TB: Well, just given that these run-offs, they’re unusual. People are not used to voting in the beginning of December, and then the election, and so, you know, you would tend to think that would be a rationale for making it easier and giving your campaign more bites at the apple, so to speak: if we can’t turn them out today, we’ll turn them out tomorrow, if we can’t turn them out tomorrow, we’ll turn them out the next day. And you can go back, and back, and back and also you have a diminishing universe of voters with whom you need to communicate because we get data in real-time, as do Republicans, on who’s cast a ballot that day.

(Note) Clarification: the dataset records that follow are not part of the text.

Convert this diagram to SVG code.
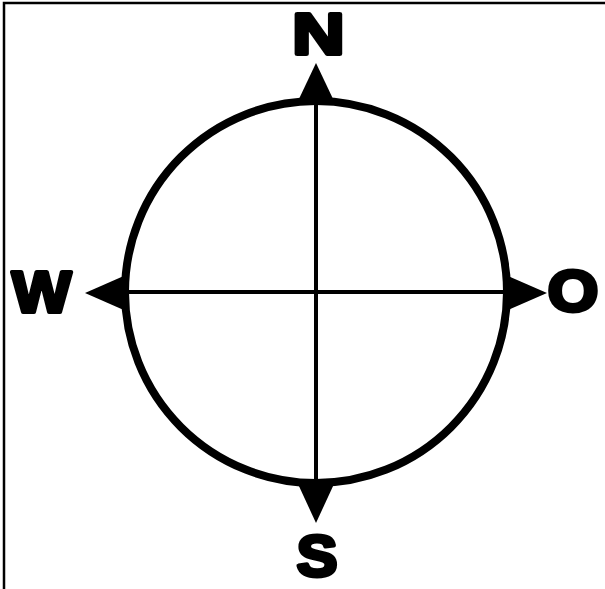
<svg xmlns="http://www.w3.org/2000/svg" width="605" height="589" viewBox="0 0 605 589">
<style>
.lbl{font-family:"Liberation Sans",Arial,sans-serif;font-weight:bold;font-size:58px;fill:#000;stroke:#000;stroke-width:4;stroke-linejoin:round;text-anchor:middle}
.ring{fill:none;stroke:#000;stroke-width:8}
.axis{stroke:#000;stroke-width:4}
.head{fill:#000}
</style>
<rect width="605" height="589" fill="#fff"/>
<path d="M4 589V3H605" fill="none" stroke="#000" stroke-width="2.5"/>
<g id="connectors">
<line class="axis" x1="316" y1="100" x2="316" y2="486"/>
<line class="axis" x1="124" y1="292" x2="508" y2="292"/>
</g>
<g id="ring"><circle class="ring" cx="316" cy="292" r="191"/></g>
<g id="north"><polygon class="head" points="316,63 298,101 334,101"/><text class="lbl" transform="translate(318.5,54) scale(1.25,1)">N</text></g>
<g id="west"><polygon class="head" points="85,293 126,275 126,311"/><text class="lbl" transform="translate(41.5,312) scale(1.08,1)">W</text></g>
<g id="east"><polygon class="head" points="547,293 506,275 506,311"/><text class="lbl" transform="translate(573,311) scale(1.12,1)">O</text></g>
<g id="south"><polygon class="head" points="316,523 298,484 334,484"/><text class="lbl" transform="translate(317,576) scale(1.05,1)">S</text></g>
</svg>
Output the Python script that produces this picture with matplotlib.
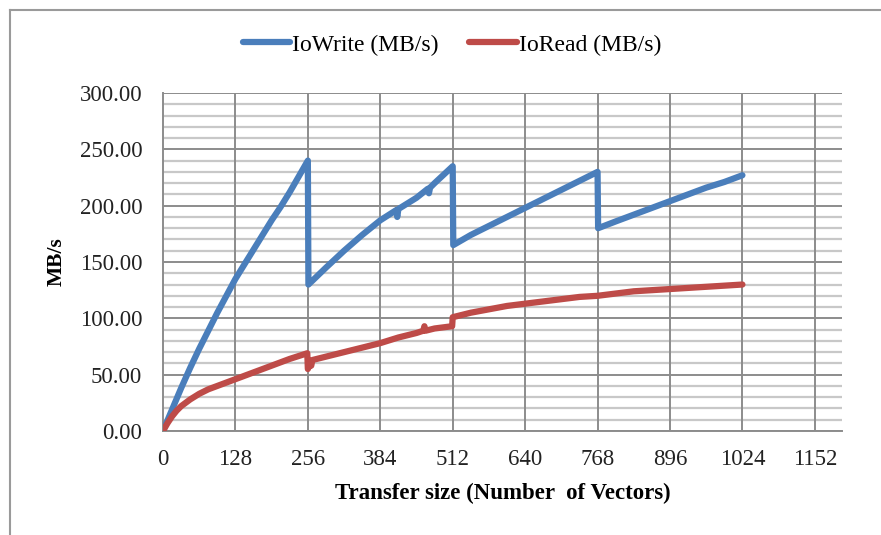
import matplotlib
matplotlib.use("Agg")
import matplotlib.pyplot as plt
from matplotlib.lines import Line2D

plt.rcParams['font.family'] = ['Liberation Serif', 'DejaVu Serif']

# ---- data ----
write_x = [0, 16, 32, 48, 64, 96, 128, 160, 192, 208, 224, 240, 256,
           257, 288, 320, 352, 384, 412, 414, 416, 448, 468, 470, 472, 480, 512,
           513, 544, 576, 608, 640, 672, 704, 736, 768,
           769, 800, 832, 864, 896, 928, 960, 992, 1024]
write_y = [0, 19, 38, 56, 73, 105, 135, 161, 187, 199, 212, 226, 240,
           130, 145, 160, 174, 187, 196, 190, 197, 207, 215, 211, 216, 220, 235,
           165, 174, 182, 190, 198, 206, 214, 222, 230,
           180, 186, 192, 198, 204, 210, 216, 221, 227]

read_x = [0, 8, 16, 24, 32, 48, 64, 80, 96, 112, 128, 160, 192, 224, 255,
          256, 260, 262, 264, 288, 320, 352, 384, 416, 448, 460, 462, 464, 480, 511,
          512, 544, 576, 608, 640, 672, 704, 736, 768, 800, 832, 864, 896, 928, 960, 992, 1024]
read_y = [0, 7, 13, 18, 22, 28, 33, 37, 40, 43, 46, 52, 58, 64, 69,
          55, 60, 58, 63, 66, 70, 74, 78, 83, 87, 89, 93, 89, 91, 93,
          101, 105, 108, 111, 113, 115, 117, 119, 120, 122, 124, 125, 126, 127, 128, 129, 130]

x_ticks = [0, 128, 256, 384, 512, 640, 768, 896, 1024, 1152]
y_ticks = [0, 50, 100, 150, 200, 250, 300]

blue = '#4A7EBB'
red = '#BE4B48'

fig = plt.figure(figsize=(8.81, 5.35), dpi=100)
ax = fig.add_axes([163/881, 1 - 431/535, (842 - 163)/881, (431 - 93)/535])

# grid
for yv in range(10, 300, 10):
    if yv % 50:
        ax.axhline(yv, color='#c8c8c8', lw=1.6, zorder=1)
for yv in y_ticks:
    ax.axhline(yv, color='#8c8c8c', lw=1.4, zorder=1)
for xv in x_ticks[1:]:
    ax.axvline(xv, color='#8c8c8c', lw=1.4, zorder=1)

ax.plot(write_x, write_y, color=blue, lw=4.5, solid_joinstyle='round', solid_capstyle='round',
        zorder=3, label='IoWrite (MB/s)')
ax.plot(read_x, read_y, color=red, lw=4.5, solid_joinstyle='round', solid_capstyle='round',
        zorder=3, label='IoRead (MB/s)')

ax.set_xlim(0, 1200)
ax.set_ylim(0, 300)
ax.set_xticks(x_ticks)
ax.set_xticklabels([str(v) for v in x_ticks])
ax.set_yticks(y_ticks)
ax.set_yticklabels([f"{v:.2f}" for v in y_ticks])
ax.tick_params(axis='both', length=0, labelsize=16.5, colors='#222222')
ax.tick_params(axis='y', pad=15)
ax.tick_params(axis='x', pad=13)

for s in ['top', 'right']:
    ax.spines[s].set_visible(False)
for s in ['left', 'bottom']:
    ax.spines[s].set_color('#8c8c8c')
    ax.spines[s].set_linewidth(1.4)

ax.set_xlabel('Transfer size (Number  of Vectors)', fontsize=16.5, fontweight='bold', labelpad=9)
ax.set_ylabel('MB/s', fontsize=15.5, fontweight='bold', labelpad=9)

fig.legend(loc='center', bbox_to_anchor=(452/881, 1 - 45/535), ncol=2, frameon=False,
           fontsize=17, handlelength=2.0, columnspacing=1.3, handletextpad=0.1)

# outer border (top and left visible)
fig.add_artist(Line2D([10/881, 10/881], [0, 1 - 10/535], transform=fig.transFigure, color='#9a9a9a', lw=1.5))
fig.add_artist(Line2D([10/881, 1], [1 - 10/535, 1 - 10/535], transform=fig.transFigure, color='#9a9a9a', lw=1.5))

fig.savefig('out.png', dpi=100)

And so you can strike them from your get-out-the-vote universe, you can strike them from your persuasion universe, and now you’re focusing on a smaller universe of voters, your money’s going that much further, and the fact that Republicans seem to be stuck in this rut — I mean, you talk about it being self-destructive, I think that’s one of the broad themes of the Republican Party since Trump took over is that they find new ways to self-destruct, and to not learn their lessons — in fact, to calibrate against the lessons that they should be learning by continuing to nominate extremist candidates, and continuing to make it harder for everyone to vote, including their own supporters, and then tactically, pushing all of their operations and all of their get-out-the-vote work into one single day.

RG: Yeah, and if you do that, and then there’s a freak snowstorm in Reno, it rains in Las Vegas, and you have voting machine problems in Maricopa County, that disproportionately ends up hurting you. But I’m not a Republican consultant. It’s not my job to tell them what to do. [Laughs.] No, keep doing it! If you’re a Democrat, you love the decisions that they’re making here.

But, Tom, thanks so much for joining me again. I really, really appreciate it.

TB: Thank you, Ron.

[End credits music.]

RG: That was Tom Bonier and that’s our show.